#### [Aim]
From the first line of the listing below to the line with "plt.rcParams['font.family'] = ['Lato', 'DejaVu", print each line exactly, and nothing more. Leave out the pictures.

--*--

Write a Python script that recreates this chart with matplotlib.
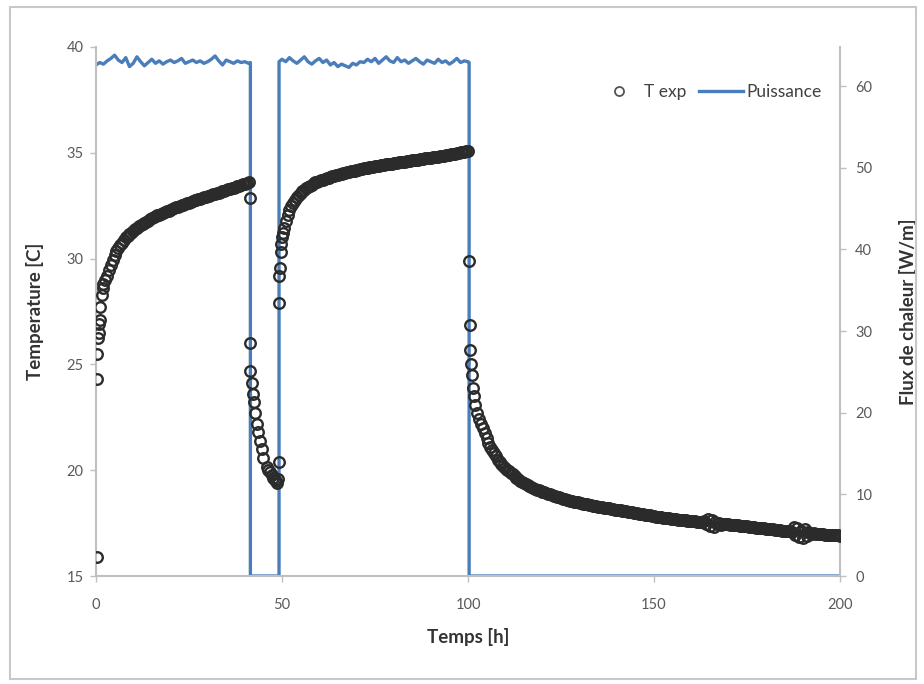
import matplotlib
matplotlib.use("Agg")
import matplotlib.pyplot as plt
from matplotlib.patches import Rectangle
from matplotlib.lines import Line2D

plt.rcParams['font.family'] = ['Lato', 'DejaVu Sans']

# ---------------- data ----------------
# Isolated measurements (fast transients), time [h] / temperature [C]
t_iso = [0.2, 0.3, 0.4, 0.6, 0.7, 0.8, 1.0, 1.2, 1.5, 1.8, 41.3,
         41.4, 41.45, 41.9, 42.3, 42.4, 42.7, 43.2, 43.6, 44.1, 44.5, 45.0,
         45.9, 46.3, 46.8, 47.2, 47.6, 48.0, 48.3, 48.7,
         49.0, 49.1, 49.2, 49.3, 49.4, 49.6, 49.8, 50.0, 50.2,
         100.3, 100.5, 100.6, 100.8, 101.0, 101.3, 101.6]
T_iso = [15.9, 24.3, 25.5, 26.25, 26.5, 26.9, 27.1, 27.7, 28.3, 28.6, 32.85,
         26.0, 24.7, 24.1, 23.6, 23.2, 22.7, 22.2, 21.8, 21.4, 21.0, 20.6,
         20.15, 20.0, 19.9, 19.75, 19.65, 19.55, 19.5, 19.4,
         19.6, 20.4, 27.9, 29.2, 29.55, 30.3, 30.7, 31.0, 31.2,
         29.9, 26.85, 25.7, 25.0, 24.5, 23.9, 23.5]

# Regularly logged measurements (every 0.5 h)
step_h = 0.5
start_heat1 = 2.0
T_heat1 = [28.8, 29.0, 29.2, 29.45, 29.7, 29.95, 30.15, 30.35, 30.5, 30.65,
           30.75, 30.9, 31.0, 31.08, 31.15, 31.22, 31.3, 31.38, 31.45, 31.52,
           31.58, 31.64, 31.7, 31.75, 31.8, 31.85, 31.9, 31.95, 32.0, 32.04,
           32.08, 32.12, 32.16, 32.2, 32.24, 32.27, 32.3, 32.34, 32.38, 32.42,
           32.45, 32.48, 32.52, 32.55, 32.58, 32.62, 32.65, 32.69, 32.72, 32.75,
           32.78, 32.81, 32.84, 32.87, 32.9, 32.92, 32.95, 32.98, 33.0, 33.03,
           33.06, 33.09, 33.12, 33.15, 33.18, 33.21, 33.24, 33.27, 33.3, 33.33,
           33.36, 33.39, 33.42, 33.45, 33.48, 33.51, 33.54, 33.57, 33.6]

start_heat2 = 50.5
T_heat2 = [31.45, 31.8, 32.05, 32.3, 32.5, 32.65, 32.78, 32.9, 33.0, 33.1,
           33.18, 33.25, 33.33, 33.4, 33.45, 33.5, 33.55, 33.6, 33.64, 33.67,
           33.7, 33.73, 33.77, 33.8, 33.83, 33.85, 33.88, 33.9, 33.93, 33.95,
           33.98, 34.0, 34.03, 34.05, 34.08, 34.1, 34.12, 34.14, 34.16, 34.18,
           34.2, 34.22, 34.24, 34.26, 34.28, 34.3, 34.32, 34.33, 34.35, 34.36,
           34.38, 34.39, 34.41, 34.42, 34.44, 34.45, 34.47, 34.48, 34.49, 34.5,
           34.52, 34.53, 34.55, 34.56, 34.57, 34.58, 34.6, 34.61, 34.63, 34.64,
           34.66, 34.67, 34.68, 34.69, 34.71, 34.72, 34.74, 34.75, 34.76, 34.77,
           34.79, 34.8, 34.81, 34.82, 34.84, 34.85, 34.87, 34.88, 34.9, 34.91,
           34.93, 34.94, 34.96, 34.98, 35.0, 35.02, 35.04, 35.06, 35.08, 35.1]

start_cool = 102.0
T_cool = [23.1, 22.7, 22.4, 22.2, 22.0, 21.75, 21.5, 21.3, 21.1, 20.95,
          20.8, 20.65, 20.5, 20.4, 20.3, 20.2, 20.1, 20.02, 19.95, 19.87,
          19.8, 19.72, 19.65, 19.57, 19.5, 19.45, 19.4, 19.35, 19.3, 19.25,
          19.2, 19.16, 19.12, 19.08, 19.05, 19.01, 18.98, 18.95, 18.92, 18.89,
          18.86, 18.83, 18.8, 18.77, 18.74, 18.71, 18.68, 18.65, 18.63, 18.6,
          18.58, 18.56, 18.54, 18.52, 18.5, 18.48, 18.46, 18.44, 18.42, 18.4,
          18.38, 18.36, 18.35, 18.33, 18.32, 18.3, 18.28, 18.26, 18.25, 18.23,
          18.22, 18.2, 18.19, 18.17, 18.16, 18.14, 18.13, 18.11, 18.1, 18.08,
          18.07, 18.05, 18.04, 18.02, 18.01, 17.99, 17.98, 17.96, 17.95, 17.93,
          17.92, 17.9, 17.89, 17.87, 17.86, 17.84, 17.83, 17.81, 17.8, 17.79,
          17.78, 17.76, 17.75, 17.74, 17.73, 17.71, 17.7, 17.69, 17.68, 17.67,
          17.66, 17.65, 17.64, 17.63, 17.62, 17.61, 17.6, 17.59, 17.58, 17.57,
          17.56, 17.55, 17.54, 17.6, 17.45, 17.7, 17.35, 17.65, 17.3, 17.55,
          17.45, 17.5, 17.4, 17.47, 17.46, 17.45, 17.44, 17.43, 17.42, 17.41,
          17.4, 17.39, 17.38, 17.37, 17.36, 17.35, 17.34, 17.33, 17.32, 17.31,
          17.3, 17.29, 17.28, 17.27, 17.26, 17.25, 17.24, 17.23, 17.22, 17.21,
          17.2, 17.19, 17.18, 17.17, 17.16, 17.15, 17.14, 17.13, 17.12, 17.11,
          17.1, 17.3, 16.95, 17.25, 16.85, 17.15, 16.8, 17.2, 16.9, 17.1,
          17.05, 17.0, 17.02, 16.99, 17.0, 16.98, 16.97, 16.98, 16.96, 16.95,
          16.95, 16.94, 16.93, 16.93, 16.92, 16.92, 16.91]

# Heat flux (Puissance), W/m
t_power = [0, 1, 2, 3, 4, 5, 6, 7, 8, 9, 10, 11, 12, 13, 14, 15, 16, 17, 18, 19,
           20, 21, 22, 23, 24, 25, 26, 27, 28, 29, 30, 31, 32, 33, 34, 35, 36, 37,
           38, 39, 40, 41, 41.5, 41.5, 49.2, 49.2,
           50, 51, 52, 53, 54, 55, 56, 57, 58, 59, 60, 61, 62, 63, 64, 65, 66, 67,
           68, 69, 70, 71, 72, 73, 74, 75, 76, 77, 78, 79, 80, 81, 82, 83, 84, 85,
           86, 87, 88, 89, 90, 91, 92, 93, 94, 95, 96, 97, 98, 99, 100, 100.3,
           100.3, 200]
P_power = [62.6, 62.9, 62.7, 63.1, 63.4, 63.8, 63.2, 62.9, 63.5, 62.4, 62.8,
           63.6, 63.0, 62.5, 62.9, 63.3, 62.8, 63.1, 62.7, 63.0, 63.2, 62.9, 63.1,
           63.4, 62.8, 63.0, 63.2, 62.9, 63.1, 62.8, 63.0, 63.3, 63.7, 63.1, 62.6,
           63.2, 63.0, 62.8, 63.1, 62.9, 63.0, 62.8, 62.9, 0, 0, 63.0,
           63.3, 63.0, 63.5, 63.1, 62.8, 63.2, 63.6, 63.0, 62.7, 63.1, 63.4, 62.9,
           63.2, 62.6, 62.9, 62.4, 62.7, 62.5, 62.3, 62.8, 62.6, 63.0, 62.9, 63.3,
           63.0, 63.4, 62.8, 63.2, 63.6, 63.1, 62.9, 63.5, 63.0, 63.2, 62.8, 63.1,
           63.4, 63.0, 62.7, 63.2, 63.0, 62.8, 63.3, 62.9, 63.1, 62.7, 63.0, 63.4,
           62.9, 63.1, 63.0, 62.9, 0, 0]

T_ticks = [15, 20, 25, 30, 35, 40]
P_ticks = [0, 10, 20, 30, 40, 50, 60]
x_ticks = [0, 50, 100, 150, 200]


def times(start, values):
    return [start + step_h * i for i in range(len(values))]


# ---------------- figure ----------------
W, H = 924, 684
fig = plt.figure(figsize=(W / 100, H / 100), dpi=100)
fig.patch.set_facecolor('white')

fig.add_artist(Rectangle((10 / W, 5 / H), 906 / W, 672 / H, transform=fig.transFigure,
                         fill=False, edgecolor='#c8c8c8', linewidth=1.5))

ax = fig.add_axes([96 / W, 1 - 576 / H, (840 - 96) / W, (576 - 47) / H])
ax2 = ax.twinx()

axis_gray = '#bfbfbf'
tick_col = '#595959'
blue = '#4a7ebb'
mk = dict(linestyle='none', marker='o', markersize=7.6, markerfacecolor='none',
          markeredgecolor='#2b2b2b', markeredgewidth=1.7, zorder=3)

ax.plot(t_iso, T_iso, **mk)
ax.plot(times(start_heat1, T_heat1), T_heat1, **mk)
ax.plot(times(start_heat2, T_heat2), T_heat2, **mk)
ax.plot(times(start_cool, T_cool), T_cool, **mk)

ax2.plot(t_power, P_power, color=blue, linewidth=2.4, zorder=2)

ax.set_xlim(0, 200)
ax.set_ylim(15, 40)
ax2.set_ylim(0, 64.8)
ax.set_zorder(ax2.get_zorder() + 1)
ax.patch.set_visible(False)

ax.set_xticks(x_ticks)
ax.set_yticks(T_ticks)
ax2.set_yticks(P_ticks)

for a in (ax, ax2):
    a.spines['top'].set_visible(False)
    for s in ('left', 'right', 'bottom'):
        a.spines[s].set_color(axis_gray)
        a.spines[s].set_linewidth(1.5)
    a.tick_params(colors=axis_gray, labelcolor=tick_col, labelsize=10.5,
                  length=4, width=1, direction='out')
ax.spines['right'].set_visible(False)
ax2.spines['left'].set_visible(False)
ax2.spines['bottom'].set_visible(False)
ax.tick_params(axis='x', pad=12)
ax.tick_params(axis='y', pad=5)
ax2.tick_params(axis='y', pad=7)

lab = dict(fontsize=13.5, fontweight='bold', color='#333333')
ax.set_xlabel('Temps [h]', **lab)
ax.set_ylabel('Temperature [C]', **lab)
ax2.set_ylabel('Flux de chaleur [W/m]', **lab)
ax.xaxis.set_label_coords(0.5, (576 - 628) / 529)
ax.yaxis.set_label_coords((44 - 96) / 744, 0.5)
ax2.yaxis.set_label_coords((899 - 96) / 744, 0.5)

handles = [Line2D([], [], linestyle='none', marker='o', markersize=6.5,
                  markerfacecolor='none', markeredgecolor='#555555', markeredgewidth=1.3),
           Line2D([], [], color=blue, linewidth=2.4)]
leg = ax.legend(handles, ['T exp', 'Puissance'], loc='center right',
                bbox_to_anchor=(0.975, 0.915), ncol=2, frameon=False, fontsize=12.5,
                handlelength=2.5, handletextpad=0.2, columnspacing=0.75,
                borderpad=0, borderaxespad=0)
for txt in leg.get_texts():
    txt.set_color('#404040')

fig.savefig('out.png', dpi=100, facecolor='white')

--*--

#### [Result below]
Write a Python script that recreates this chart with matplotlib.
import matplotlib
matplotlib.use("Agg")
import matplotlib.pyplot as plt
from matplotlib.patches import Rectangle
from matplotlib.lines import Line2D

plt.rcParams['font.family'] = ['Lato', 'DejaVu Sans']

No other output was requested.